## BEGIN Recorded information

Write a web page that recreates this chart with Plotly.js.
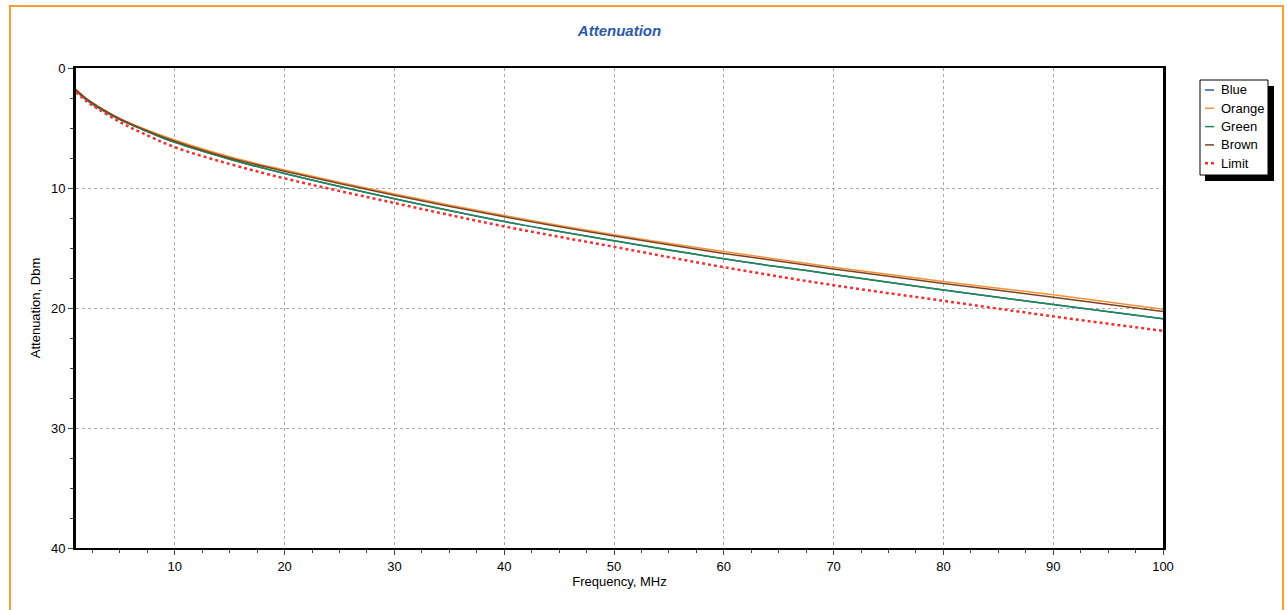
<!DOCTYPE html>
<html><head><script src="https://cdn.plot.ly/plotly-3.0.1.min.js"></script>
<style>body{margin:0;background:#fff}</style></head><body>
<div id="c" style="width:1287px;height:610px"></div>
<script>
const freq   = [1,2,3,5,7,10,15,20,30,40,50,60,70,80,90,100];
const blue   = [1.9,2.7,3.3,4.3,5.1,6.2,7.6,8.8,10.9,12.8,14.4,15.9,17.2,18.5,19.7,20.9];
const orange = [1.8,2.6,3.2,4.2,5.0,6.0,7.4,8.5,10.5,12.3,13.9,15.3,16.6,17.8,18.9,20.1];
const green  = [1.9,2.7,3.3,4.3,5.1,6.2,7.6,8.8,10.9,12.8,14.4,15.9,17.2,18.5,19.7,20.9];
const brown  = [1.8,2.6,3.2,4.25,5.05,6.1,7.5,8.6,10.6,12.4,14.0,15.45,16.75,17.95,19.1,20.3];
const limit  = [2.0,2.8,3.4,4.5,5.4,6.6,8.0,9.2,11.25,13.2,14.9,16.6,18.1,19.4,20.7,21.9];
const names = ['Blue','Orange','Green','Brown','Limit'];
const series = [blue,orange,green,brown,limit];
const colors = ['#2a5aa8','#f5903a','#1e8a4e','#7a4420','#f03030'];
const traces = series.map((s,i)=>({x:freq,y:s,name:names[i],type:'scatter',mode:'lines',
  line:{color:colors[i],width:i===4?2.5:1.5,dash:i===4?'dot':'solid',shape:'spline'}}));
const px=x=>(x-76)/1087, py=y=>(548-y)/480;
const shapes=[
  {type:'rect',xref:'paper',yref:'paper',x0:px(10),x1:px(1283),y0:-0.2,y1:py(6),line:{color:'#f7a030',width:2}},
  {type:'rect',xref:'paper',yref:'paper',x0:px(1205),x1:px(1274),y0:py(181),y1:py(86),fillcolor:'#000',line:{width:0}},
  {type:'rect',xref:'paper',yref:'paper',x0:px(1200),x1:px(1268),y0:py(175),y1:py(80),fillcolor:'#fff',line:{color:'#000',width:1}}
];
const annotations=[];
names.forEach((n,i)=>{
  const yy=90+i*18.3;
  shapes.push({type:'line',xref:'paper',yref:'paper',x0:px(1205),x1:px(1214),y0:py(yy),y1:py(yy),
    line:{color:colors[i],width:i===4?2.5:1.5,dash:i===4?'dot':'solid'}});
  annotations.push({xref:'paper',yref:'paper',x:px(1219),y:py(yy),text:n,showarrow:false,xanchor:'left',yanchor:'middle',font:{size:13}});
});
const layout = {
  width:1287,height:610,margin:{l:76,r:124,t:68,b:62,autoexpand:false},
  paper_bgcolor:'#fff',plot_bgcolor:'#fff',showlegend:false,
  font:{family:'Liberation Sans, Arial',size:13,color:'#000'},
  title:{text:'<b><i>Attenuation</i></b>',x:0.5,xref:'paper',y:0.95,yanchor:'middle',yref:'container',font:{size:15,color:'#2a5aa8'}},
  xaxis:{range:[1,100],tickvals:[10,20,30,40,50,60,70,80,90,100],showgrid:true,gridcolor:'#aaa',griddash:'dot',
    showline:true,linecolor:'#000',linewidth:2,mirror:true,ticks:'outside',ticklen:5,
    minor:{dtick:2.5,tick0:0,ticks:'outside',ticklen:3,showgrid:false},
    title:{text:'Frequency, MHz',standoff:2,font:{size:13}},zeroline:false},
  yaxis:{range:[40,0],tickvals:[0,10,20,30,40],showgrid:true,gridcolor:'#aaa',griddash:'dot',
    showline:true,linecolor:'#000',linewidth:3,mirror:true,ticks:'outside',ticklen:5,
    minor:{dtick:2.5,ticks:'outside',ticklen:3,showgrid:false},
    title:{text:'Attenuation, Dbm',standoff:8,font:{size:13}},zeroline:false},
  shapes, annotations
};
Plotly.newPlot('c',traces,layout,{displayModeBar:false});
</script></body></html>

## END Recorded information

## What you are asked to do
Copy the material above exactly and drop the pictures.

## Task result
Write a web page that recreates this chart with Plotly.js.
<!DOCTYPE html>
<html><head><script src="https://cdn.plot.ly/plotly-3.0.1.min.js"></script>
<style>body{margin:0;background:#fff}</style></head><body>
<div id="c" style="width:1287px;height:610px"></div>
<script>
const freq   = [1,2,3,5,7,10,15,20,30,40,50,60,70,80,90,100];
const blue   = [1.9,2.7,3.3,4.3,5.1,6.2,7.6,8.8,10.9,12.8,14.4,15.9,17.2,18.5,19.7,20.9];
const orange = [1.8,2.6,3.2,4.2,5.0,6.0,7.4,8.5,10.5,12.3,13.9,15.3,16.6,17.8,18.9,20.1];
const green  = [1.9,2.7,3.3,4.3,5.1,6.2,7.6,8.8,10.9,12.8,14.4,15.9,17.2,18.5,19.7,20.9];
const brown  = [1.8,2.6,3.2,4.25,5.05,6.1,7.5,8.6,10.6,12.4,14.0,15.45,16.75,17.95,19.1,20.3];
const limit  = [2.0,2.8,3.4,4.5,5.4,6.6,8.0,9.2,11.25,13.2,14.9,16.6,18.1,19.4,20.7,21.9];
const names = ['Blue','Orange','Green','Brown','Limit'];
const series = [blue,orange,green,brown,limit];
const colors = ['#2a5aa8','#f5903a','#1e8a4e','#7a4420','#f03030'];
const traces = series.map((s,i)=>({x:freq,y:s,name:names[i],type:'scatter',mode:'lines',
  line:{color:colors[i],width:i===4?2.5:1.5,dash:i===4?'dot':'solid',shape:'spline'}}));
const px=x=>(x-76)/1087, py=y=>(548-y)/480;
const shapes=[
  {type:'rect',xref:'paper',yref:'paper',x0:px(10),x1:px(1283),y0:-0.2,y1:py(6),line:{color:'#f7a030',width:2}},
  {type:'rect',xref:'paper',yref:'paper',x0:px(1205),x1:px(1274),y0:py(181),y1:py(86),fillcolor:'#000',line:{width:0}},
  {type:'rect',xref:'paper',yref:'paper',x0:px(1200),x1:px(1268),y0:py(175),y1:py(80),fillcolor:'#fff',line:{color:'#000',width:1}}
];
const annotations=[];
names.forEach((n,i)=>{
  const yy=90+i*18.3;
  shapes.push({type:'line',xref:'paper',yref:'paper',x0:px(1205),x1:px(1214),y0:py(yy),y1:py(yy),
    line:{color:colors[i],width:i===4?2.5:1.5,dash:i===4?'dot':'solid'}});
  annotations.push({xref:'paper',yref:'paper',x:px(1219),y:py(yy),text:n,showarrow:false,xanchor:'left',yanchor:'middle',font:{size:13}});
});
const layout = {
  width:1287,height:610,margin:{l:76,r:124,t:68,b:62,autoexpand:false},
  paper_bgcolor:'#fff',plot_bgcolor:'#fff',showlegend:false,
  font:{family:'Liberation Sans, Arial',size:13,color:'#000'},
  title:{text:'<b><i>Attenuation</i></b>',x:0.5,xref:'paper',y:0.95,yanchor:'middle',yref:'container',font:{size:15,color:'#2a5aa8'}},
  xaxis:{range:[1,100],tickvals:[10,20,30,40,50,60,70,80,90,100],showgrid:true,gridcolor:'#aaa',griddash:'dot',
    showline:true,linecolor:'#000',linewidth:2,mirror:true,ticks:'outside',ticklen:5,
    minor:{dtick:2.5,tick0:0,ticks:'outside',ticklen:3,showgrid:false},
    title:{text:'Frequency, MHz',standoff:2,font:{size:13}},zeroline:false},
  yaxis:{range:[40,0],tickvals:[0,10,20,30,40],showgrid:true,gridcolor:'#aaa',griddash:'dot',
    showline:true,linecolor:'#000',linewidth:3,mirror:true,ticks:'outside',ticklen:5,
    minor:{dtick:2.5,ticks:'outside',ticklen:3,showgrid:false},
    title:{text:'Attenuation, Dbm',standoff:8,font:{size:13}},zeroline:false},
  shapes, annotations
};
Plotly.newPlot('c',traces,layout,{displayModeBar:false});
</script></body></html>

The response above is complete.